**What the task asks**
Reproduce the data exactly and drop any pictures it holds.

**Dataset content**
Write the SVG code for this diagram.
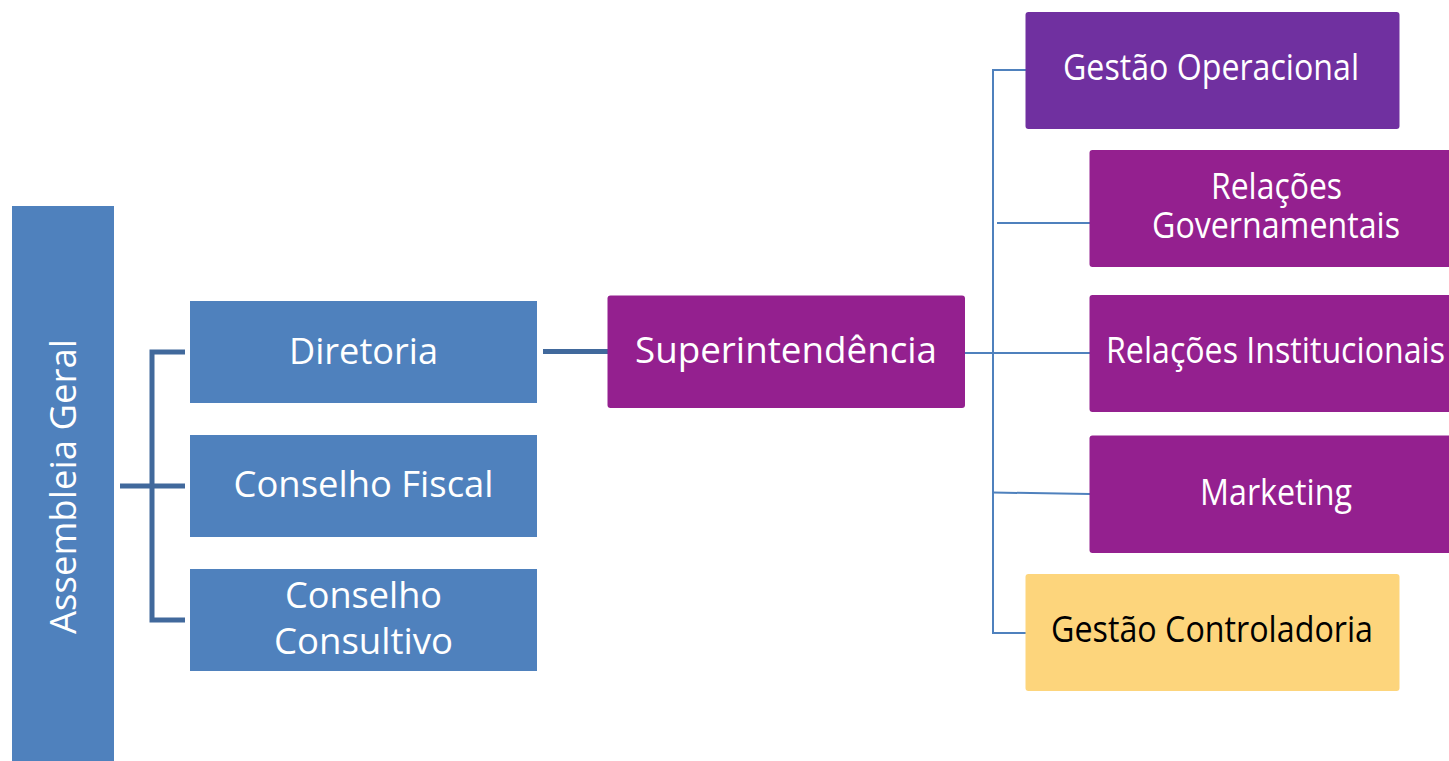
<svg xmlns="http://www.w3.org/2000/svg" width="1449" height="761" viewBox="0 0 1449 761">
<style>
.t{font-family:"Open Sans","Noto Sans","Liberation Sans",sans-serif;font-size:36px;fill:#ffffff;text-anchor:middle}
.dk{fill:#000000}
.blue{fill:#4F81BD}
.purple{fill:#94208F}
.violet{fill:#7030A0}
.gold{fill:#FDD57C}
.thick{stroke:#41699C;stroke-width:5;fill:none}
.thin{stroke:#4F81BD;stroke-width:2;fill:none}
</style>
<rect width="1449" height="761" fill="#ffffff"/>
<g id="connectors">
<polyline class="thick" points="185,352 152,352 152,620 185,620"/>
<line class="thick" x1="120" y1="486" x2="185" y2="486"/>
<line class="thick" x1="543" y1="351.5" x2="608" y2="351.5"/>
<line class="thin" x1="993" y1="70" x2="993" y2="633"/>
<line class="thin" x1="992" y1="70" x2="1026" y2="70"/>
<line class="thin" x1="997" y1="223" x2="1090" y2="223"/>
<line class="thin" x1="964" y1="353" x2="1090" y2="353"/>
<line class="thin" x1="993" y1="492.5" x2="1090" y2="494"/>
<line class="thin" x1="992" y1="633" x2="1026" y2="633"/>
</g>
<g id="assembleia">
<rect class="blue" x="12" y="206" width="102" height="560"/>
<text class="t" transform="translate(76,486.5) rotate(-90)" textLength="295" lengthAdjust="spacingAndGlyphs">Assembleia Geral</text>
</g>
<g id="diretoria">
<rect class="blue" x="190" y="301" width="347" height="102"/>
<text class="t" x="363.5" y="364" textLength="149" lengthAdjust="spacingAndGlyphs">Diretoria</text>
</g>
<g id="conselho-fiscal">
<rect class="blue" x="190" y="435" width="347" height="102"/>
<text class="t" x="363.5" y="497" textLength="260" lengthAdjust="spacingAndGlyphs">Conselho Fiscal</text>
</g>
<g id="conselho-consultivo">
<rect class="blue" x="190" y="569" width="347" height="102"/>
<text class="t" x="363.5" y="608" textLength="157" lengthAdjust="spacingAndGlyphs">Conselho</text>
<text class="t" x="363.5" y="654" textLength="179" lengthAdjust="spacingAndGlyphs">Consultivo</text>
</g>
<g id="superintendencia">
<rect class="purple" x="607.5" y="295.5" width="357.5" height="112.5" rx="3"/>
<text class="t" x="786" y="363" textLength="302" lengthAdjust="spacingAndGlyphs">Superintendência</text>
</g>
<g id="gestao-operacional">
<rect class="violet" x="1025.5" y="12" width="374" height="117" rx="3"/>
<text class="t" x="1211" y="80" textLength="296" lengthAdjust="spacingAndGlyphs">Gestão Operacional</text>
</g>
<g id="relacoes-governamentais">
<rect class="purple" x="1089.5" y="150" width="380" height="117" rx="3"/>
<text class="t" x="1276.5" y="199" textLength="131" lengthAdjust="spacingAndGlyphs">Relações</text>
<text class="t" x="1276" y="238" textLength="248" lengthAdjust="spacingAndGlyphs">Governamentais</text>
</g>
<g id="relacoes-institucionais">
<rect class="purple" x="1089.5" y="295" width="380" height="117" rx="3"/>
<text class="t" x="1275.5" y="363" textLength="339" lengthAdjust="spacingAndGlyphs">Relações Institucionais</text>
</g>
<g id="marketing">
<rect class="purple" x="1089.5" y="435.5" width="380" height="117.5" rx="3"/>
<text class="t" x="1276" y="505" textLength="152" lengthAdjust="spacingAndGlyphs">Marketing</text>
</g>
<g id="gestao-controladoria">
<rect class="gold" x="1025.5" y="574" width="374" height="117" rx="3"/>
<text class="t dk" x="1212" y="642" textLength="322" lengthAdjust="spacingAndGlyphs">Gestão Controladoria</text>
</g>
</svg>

**Written reply**
Write the SVG code for this diagram.
<svg xmlns="http://www.w3.org/2000/svg" width="1449" height="761" viewBox="0 0 1449 761">
<style>
.t{font-family:"Open Sans","Noto Sans","Liberation Sans",sans-serif;font-size:36px;fill:#ffffff;text-anchor:middle}
.dk{fill:#000000}
.blue{fill:#4F81BD}
.purple{fill:#94208F}
.violet{fill:#7030A0}
.gold{fill:#FDD57C}
.thick{stroke:#41699C;stroke-width:5;fill:none}
.thin{stroke:#4F81BD;stroke-width:2;fill:none}
</style>
<rect width="1449" height="761" fill="#ffffff"/>
<g id="connectors">
<polyline class="thick" points="185,352 152,352 152,620 185,620"/>
<line class="thick" x1="120" y1="486" x2="185" y2="486"/>
<line class="thick" x1="543" y1="351.5" x2="608" y2="351.5"/>
<line class="thin" x1="993" y1="70" x2="993" y2="633"/>
<line class="thin" x1="992" y1="70" x2="1026" y2="70"/>
<line class="thin" x1="997" y1="223" x2="1090" y2="223"/>
<line class="thin" x1="964" y1="353" x2="1090" y2="353"/>
<line class="thin" x1="993" y1="492.5" x2="1090" y2="494"/>
<line class="thin" x1="992" y1="633" x2="1026" y2="633"/>
</g>
<g id="assembleia">
<rect class="blue" x="12" y="206" width="102" height="560"/>
<text class="t" transform="translate(76,486.5) rotate(-90)" textLength="295" lengthAdjust="spacingAndGlyphs">Assembleia Geral</text>
</g>
<g id="diretoria">
<rect class="blue" x="190" y="301" width="347" height="102"/>
<text class="t" x="363.5" y="364" textLength="149" lengthAdjust="spacingAndGlyphs">Diretoria</text>
</g>
<g id="conselho-fiscal">
<rect class="blue" x="190" y="435" width="347" height="102"/>
<text class="t" x="363.5" y="497" textLength="260" lengthAdjust="spacingAndGlyphs">Conselho Fiscal</text>
</g>
<g id="conselho-consultivo">
<rect class="blue" x="190" y="569" width="347" height="102"/>
<text class="t" x="363.5" y="608" textLength="157" lengthAdjust="spacingAndGlyphs">Conselho</text>
<text class="t" x="363.5" y="654" textLength="179" lengthAdjust="spacingAndGlyphs">Consultivo</text>
</g>
<g id="superintendencia">
<rect class="purple" x="607.5" y="295.5" width="357.5" height="112.5" rx="3"/>
<text class="t" x="786" y="363" textLength="302" lengthAdjust="spacingAndGlyphs">Superintendência</text>
</g>
<g id="gestao-operacional">
<rect class="violet" x="1025.5" y="12" width="374" height="117" rx="3"/>
<text class="t" x="1211" y="80" textLength="296" lengthAdjust="spacingAndGlyphs">Gestão Operacional</text>
</g>
<g id="relacoes-governamentais">
<rect class="purple" x="1089.5" y="150" width="380" height="117" rx="3"/>
<text class="t" x="1276.5" y="199" textLength="131" lengthAdjust="spacingAndGlyphs">Relações</text>
<text class="t" x="1276" y="238" textLength="248" lengthAdjust="spacingAndGlyphs">Governamentais</text>
</g>
<g id="relacoes-institucionais">
<rect class="purple" x="1089.5" y="295" width="380" height="117" rx="3"/>
<text class="t" x="1275.5" y="363" textLength="339" lengthAdjust="spacingAndGlyphs">Relações Institucionais</text>
</g>
<g id="marketing">
<rect class="purple" x="1089.5" y="435.5" width="380" height="117.5" rx="3"/>
<text class="t" x="1276" y="505" textLength="152" lengthAdjust="spacingAndGlyphs">Marketing</text>
</g>
<g id="gestao-controladoria">
<rect class="gold" x="1025.5" y="574" width="374" height="117" rx="3"/>
<text class="t dk" x="1212" y="642" textLength="322" lengthAdjust="spacingAndGlyphs">Gestão Controladoria</text>
</g>
</svg>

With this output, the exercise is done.